* **EXERCISE BRIEF**:
Return the material word for word. Do not include the pictures.

* * *

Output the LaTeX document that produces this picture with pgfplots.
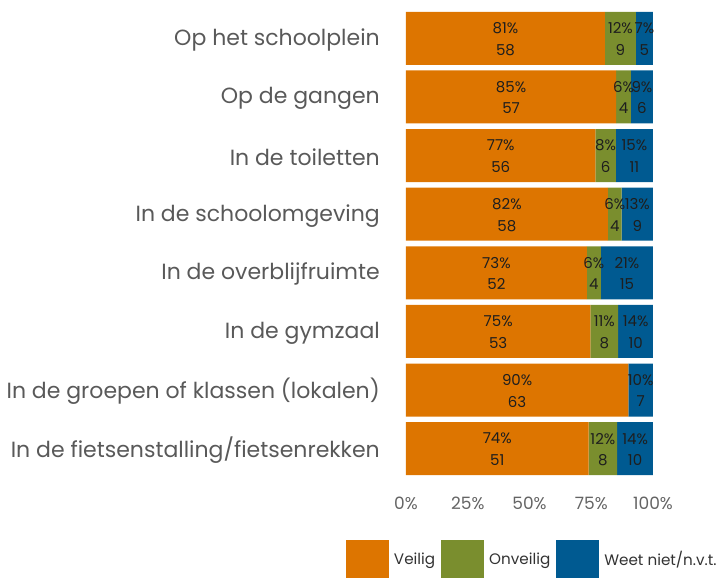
\documentclass[border=0pt]{standalone}
\usepackage{pgfplots}
\usepackage{pgfplotstable}
\pgfplotsset{compat=1.18}
\usepackage{fontspec}
\setmainfont{Poppins}
\definecolor{veilig}{RGB}{221,117,0}
\definecolor{onveilig}{RGB}{122,142,46}
\definecolor{weet}{RGB}{0,90,145}
\definecolor{cattext}{RGB}{89,89,89}
\definecolor{legtext}{RGB}{50,50,50}
\definecolor{ticktext}{RGB}{100,100,100}
\definecolor{bartext}{RGB}{30,30,30}
\pgfplotsset{/pgf/number format/assume math mode=true}

% bar segments (share of respondents, %)
\pgfplotstableread{
y veilig onveilig weet
7 80.56 12.50 6.94
6 85.07 5.97 8.96
5 76.71 8.22 15.07
4 81.69 5.63 12.68
3 73.24 5.63 21.13
2 74.65 11.27 14.08
1 90.00 0.00 10.00
0 73.91 11.59 14.50
}\bars

% labels: x = centre of segment, p = percent shown, n = count
\pgfplotstableread{
y x p n
7 40.28 81 58
7 86.81 12 9
7 96.53 7 5
6 42.54 85 57
6 88.06 6 4
6 95.52 9 6
5 38.36 77 56
5 80.82 8 6
5 92.47 15 11
4 40.85 82 58
4 84.51 6 4
4 93.66 13 9
3 36.62 73 52
3 76.06 6 4
3 89.44 21 15
2 37.32 75 53
2 80.28 11 8
2 92.96 14 10
1 45.00 90 63
1 95.00 10 7
0 36.96 74 51
0 79.71 12 8
0 92.75 14 10
}\labels

\pgfplotsset{
  base/.style={
    scale only axis, width=247bp, height=469bp,
    xmin=0, xmax=100, ymin=-0.5, ymax=7.5,
    axis line style={draw=none}, tick style={draw=none},
  },
}

\begin{document}
\begin{tikzpicture}
\begin{axis}[base, name=main,
  xbar stacked, bar width=53bp,
  ytick={0,...,7},
  yticklabels={In de fietsenstalling/fietsenrekken,
    In de groepen of klassen (lokalen),
    In de gymzaal,
    In de overblijfruimte,
    In de schoolomgeving,
    In de toiletten,
    Op de gangen,
    Op het schoolplein},
  yticklabel style={font=\fontsize{22bp}{26bp}\selectfont, text=cattext, inner sep=0pt, xshift=-26bp, yshift=-1.5bp},
  xtick={0,25,50,75,100},
  xticklabels={0\%,25\%,50\%,75\%,100\%},
  xticklabel style={font=\fontsize{17bp}{20bp}\selectfont, text=ticktext, inner sep=0pt, anchor=base, yshift=-32bp},
  legend columns=3,
  legend style={at={(-0.2429,-0.2132)}, anchor=south west, draw=none, fill=none,
    inner sep=0pt, outer sep=0pt,
    font=\fontsize{15.2bp}{18bp}\selectfont, text=legtext,
    nodes={inner sep=0pt},
    /tikz/every odd column/.style={column sep=5bp},
    /tikz/every even column/.style={column sep=6bp}},
  legend image code/.code={\fill[#1] (0bp,-19bp) rectangle (43bp,19bp);},
]
\addplot[fill=veilig, draw=none] table[x=veilig, y=y] {\bars};
\addplot[fill=onveilig, draw=none] table[x=onveilig, y=y] {\bars};
\addplot[fill=weet, draw=none] table[x=weet, y=y] {\bars};
\legend{Veilig, Onveilig, Weet niet/n.v.t.}
\end{axis}
\begin{axis}[base, xtick=\empty, ytick=\empty]
\addplot[draw=none, mark=none, point meta=explicit,
  nodes near coords={\pgfmathprintnumber{\pgfplotspointmeta}\%},
  nodes near coords style={anchor=center, yshift=10bp, inner sep=0pt,
    font=\fontsize{15bp}{18bp}\selectfont, text=bartext}]
  table[x=x, y=y, meta=p] {\labels};
\addplot[draw=none, mark=none, point meta=explicit,
  nodes near coords={\pgfmathprintnumber{\pgfplotspointmeta}},
  nodes near coords style={anchor=center, yshift=-11.5bp, inner sep=0pt,
    font=\fontsize{15bp}{18bp}\selectfont, text=bartext}]
  table[x=x, y=y, meta=n] {\labels};
\end{axis}
\pgfresetboundingbox
\path[use as bounding box] ([xshift=-406bp,yshift=-100bp]main.south west) rectangle ([xshift=64bp,yshift=9bp]main.north east);
\end{tikzpicture}
\end{document}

* * *

* **WRITTEN RESPONSE**:
Output the LaTeX document that produces this picture with pgfplots.
\documentclass[border=0pt]{standalone}
\usepackage{pgfplots}
\usepackage{pgfplotstable}
\pgfplotsset{compat=1.18}
\usepackage{fontspec}
\setmainfont{Poppins}
\definecolor{veilig}{RGB}{221,117,0}
\definecolor{onveilig}{RGB}{122,142,46}
\definecolor{weet}{RGB}{0,90,145}
\definecolor{cattext}{RGB}{89,89,89}
\definecolor{legtext}{RGB}{50,50,50}
\definecolor{ticktext}{RGB}{100,100,100}
\definecolor{bartext}{RGB}{30,30,30}
\pgfplotsset{/pgf/number format/assume math mode=true}

% bar segments (share of respondents, %)
\pgfplotstableread{
y veilig onveilig weet
7 80.56 12.50 6.94
6 85.07 5.97 8.96
5 76.71 8.22 15.07
4 81.69 5.63 12.68
3 73.24 5.63 21.13
2 74.65 11.27 14.08
1 90.00 0.00 10.00
0 73.91 11.59 14.50
}\bars

% labels: x = centre of segment, p = percent shown, n = count
\pgfplotstableread{
y x p n
7 40.28 81 58
7 86.81 12 9
7 96.53 7 5
6 42.54 85 57
6 88.06 6 4
6 95.52 9 6
5 38.36 77 56
5 80.82 8 6
5 92.47 15 11
4 40.85 82 58
4 84.51 6 4
4 93.66 13 9
3 36.62 73 52
3 76.06 6 4
3 89.44 21 15
2 37.32 75 53
2 80.28 11 8
2 92.96 14 10
1 45.00 90 63
1 95.00 10 7
0 36.96 74 51
0 79.71 12 8
0 92.75 14 10
}\labels

\pgfplotsset{
  base/.style={
    scale only axis, width=247bp, height=469bp,
    xmin=0, xmax=100, ymin=-0.5, ymax=7.5,
    axis line style={draw=none}, tick style={draw=none},
  },
}

\begin{document}
\begin{tikzpicture}
\begin{axis}[base, name=main,
  xbar stacked, bar width=53bp,
  ytick={0,...,7},
  yticklabels={In de fietsenstalling/fietsenrekken,
    In de groepen of klassen (lokalen),
    In de gymzaal,
    In de overblijfruimte,
    In de schoolomgeving,
    In de toiletten,
    Op de gangen,
    Op het schoolplein},
  yticklabel style={font=\fontsize{22bp}{26bp}\selectfont, text=cattext, inner sep=0pt, xshift=-26bp, yshift=-1.5bp},
  xtick={0,25,50,75,100},
  xticklabels={0\%,25\%,50\%,75\%,100\%},
  xticklabel style={font=\fontsize{17bp}{20bp}\selectfont, text=ticktext, inner sep=0pt, anchor=base, yshift=-32bp},
  legend columns=3,
  legend style={at={(-0.2429,-0.2132)}, anchor=south west, draw=none, fill=none,
    inner sep=0pt, outer sep=0pt,
    font=\fontsize{15.2bp}{18bp}\selectfont, text=legtext,
    nodes={inner sep=0pt},
    /tikz/every odd column/.style={column sep=5bp},
    /tikz/every even column/.style={column sep=6bp}},
  legend image code/.code={\fill[#1] (0bp,-19bp) rectangle (43bp,19bp);},
]
\addplot[fill=veilig, draw=none] table[x=veilig, y=y] {\bars};
\addplot[fill=onveilig, draw=none] table[x=onveilig, y=y] {\bars};
\addplot[fill=weet, draw=none] table[x=weet, y=y] {\bars};
\legend{Veilig, Onveilig, Weet niet/n.v.t.}
\end{axis}
\begin{axis}[base, xtick=\empty, ytick=\empty]
\addplot[draw=none, mark=none, point meta=explicit,
  nodes near coords={\pgfmathprintnumber{\pgfplotspointmeta}\%},
  nodes near coords style={anchor=center, yshift=10bp, inner sep=0pt,
    font=\fontsize{15bp}{18bp}\selectfont, text=bartext}]
  table[x=x, y=y, meta=p] {\labels};
\addplot[draw=none, mark=none, point meta=explicit,
  nodes near coords={\pgfmathprintnumber{\pgfplotspointmeta}},
  nodes near coords style={anchor=center, yshift=-11.5bp, inner sep=0pt,
    font=\fontsize{15bp}{18bp}\selectfont, text=bartext}]
  table[x=x, y=y, meta=n] {\labels};
\end{axis}
\pgfresetboundingbox
\path[use as bounding box] ([xshift=-406bp,yshift=-100bp]main.south west) rectangle ([xshift=64bp,yshift=9bp]main.north east);
\end{tikzpicture}
\end{document}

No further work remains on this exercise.